Cependant, tout en suivant les reflets de sa lampe sur les murailles, tout en sondant du regard les angles les plus obscurs de sa chambre, tout en essayant de saisir les moindres bruits qui eussent pu dénoncer la mystérieuse entrée d'une ombre, les yeux d'Henri, fatigué du spectacle de la journée et de la course du soir, se voilèrent, et bientôt il s'endormit ou plutôt s'engourdit dans ce calme et cette solitude.

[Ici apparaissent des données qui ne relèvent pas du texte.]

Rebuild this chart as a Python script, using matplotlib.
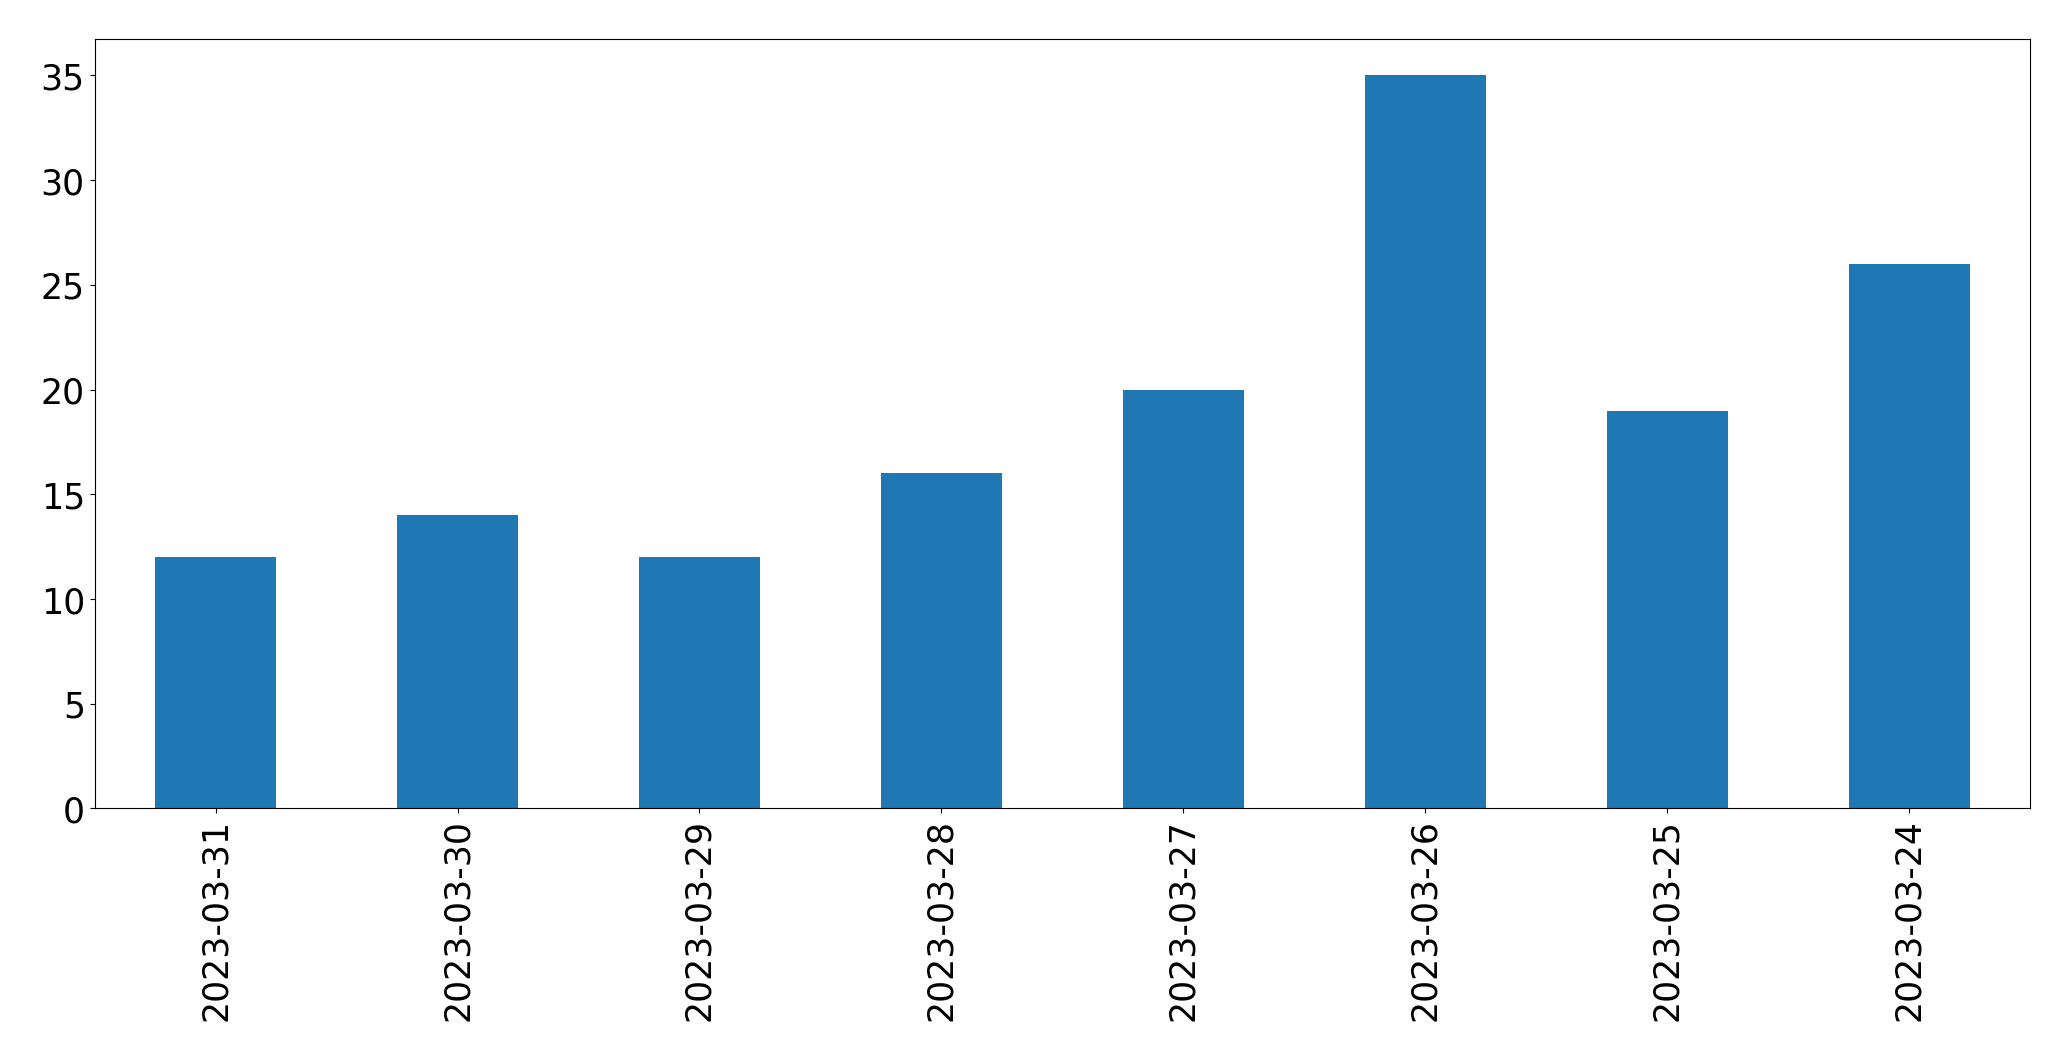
import matplotlib
matplotlib.use("Agg")
import matplotlib.pyplot as plt

dates = ["2023-03-31", "2023-03-30", "2023-03-29", "2023-03-28",
         "2023-03-27", "2023-03-26", "2023-03-25", "2023-03-24"]
counts = [12, 14, 12, 16, 20, 35, 19, 26]

fig = plt.figure(figsize=(20.71, 10.605), dpi=100)
ax = fig.add_axes([0.0457, 0.2372, 0.9345, 0.7258])
x = list(range(len(dates)))
ax.bar(x, counts, width=0.5, color="#1f77b4")
ax.set_xlim(-0.5, len(dates) - 0.5)
ax.set_ylim(0, max(counts) * 1.05)
ax.set_xticks(x)
ax.set_xticklabels(dates, rotation=90)
ax.tick_params(axis="both", labelsize=25)
fig.savefig("out.png", dpi=100)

Mais les repos de Henri n'étaient pas longs, minés par cette fièvre sourde qui usait la vie en lui pendant le sommeil comme pendant la veille; il crut entendre du bruit dans sa chambre et se réveilla.
"Joyeuse, demanda-t-il, est-ce toi?"
Personne ne répondit.
Les flammes de la lampe bleue s'étaient affaiblies, elles ne renvoyaient plus au plafond de chêne sculpté qu'un cercle blafard qui verdissait l'or des caissons.
"Seul! seul, encore, murmura le roi. Ah! le prophète a raison :"Majesté devrait toujours soupirer". Il eût mieux fait de dire : "elle soupire toujours"."
Puis, après une pause d'un instant :
"Mon Dieu ! marmotta-t-il en forme de prière, donnez-moi la force d'âtre toujours seuk pendant ma vie, comme seul je serai après ma mort !
- Eh! eh! seul après ta mort, ce n'est pas sûr, répondit une voix stridente qui vibra comme une percussion métallique, à quelques pas du lit, et les vers, pour qui les prends-tu?"
Le roi, effaré, se souleva sur son séant, interrogeant avec anxiété chaque meuble de la chambre.
"Oh! je connais cette voix, murmura-t-il.
- C'est heureux", répliqua la voix.
Une sueur froide passa sur le front du roi.
"On dirait la voix de Chicot, soupira-t-il.
- Tu brûles, Henri, tu brûles", répondit la voix.

Plan des Quarante-cinq :

À peine le roi est-il au lit que la porte s'ouvre, une ombre paraît et vient s'asseoir dans un fauteuil - À la clarté de la lune et du feu le roi croit reconnaître l'ombre de Chicot. Il interroge, Chicot répond.